I’ve performed RF classification on a S2L2A subset with good results, and then I want to run the same classifier (with same training vectors) on the same subset but with some places masked out. For this, I created a vector file of the areas I want to mask out (urban and golf fields) and used land/sea mask to obtain a new product.

But RF fails with this masked image. I’ve tried modifying pixel values before classification (Nan, 0, -1 and un-selecting No data value) without success. I always get an empty image.

Anyone has idea how to solve this?

Thanks in advance,

You could use the vector in the valid pixel expression of the S2 bands to declare these pixels invalid before running the RF classifier.

e.g. if the vector is named golf you enter !=golf in all band properties to have them removed.

Hello Andreas,
I tried with the expressions: !vector_name and B1!=vector_name for each S2 band before classifying, but it still classifies inside the vectors…

On this old post : Missing vectors on vector training box - #31 by Sara.Aparicio i understand they have similar problem, and doesn´t resolve it yet too. Maybe is a soft problem

I solved it by creating new bands in the original S2 image, with the simple expression:
if vector then 0 else Band
So the pixels inside the polygons I do not want to classify get 0 value. Then the classifier worked fine, although there is still an issue because the “masked” pixels are assigned to an existing class.
It was not possible to solve it using the Valid-Pixel Expression in band properties…

Could you again remove the classified pixels with the vector in the end then?

I could do that, but I guess if the classifier includes those pixels, the results will differ. That is why I wanted to remove them before classification.

If they are not part of the training, the results will not change because the classifier only applies the learned rules to the untrained pixels. If some of them don’t contain valid results, you can simply remove them in a post-classification step.

I think they do differ, look at this two results; the one on the left is the classification with the complete image, on the right you can see the classification of the image with pixels masked (before class.) You can notice some differences between them at a glance…

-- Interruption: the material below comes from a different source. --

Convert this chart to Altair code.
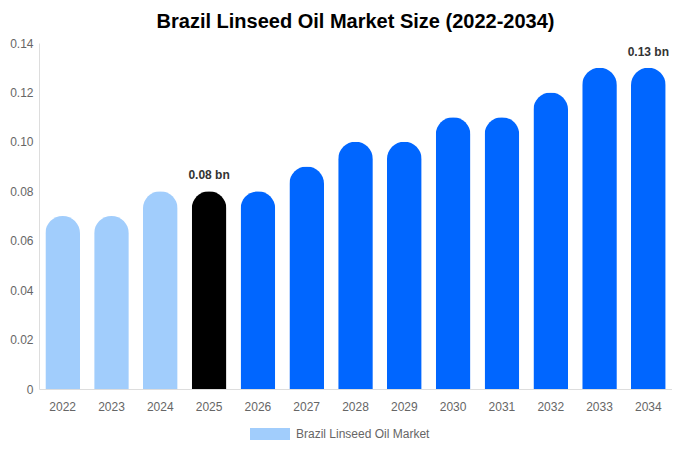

I don’t think that the difference is caused by the masking. Technically, every random forest produces different results, even if you run it twice on the exact same inputs. This is because both subsets of the training data and the raster data are randomly shuffled in each iteration to construct the ruleset. Accordingly, the thresholds to separate the classes can change unless you use a really large number of trees.

How much trees did you use to compute the results?

As default, 10
And yes sure, you are right about the randomness of the random forest :sweat_smile:

You can run the same configuration (with masks) twice to estimate how large the variation between two runs is based on the random sampling. If it is too high for you, simply increase the number of trees which makes the class thresholds more robust.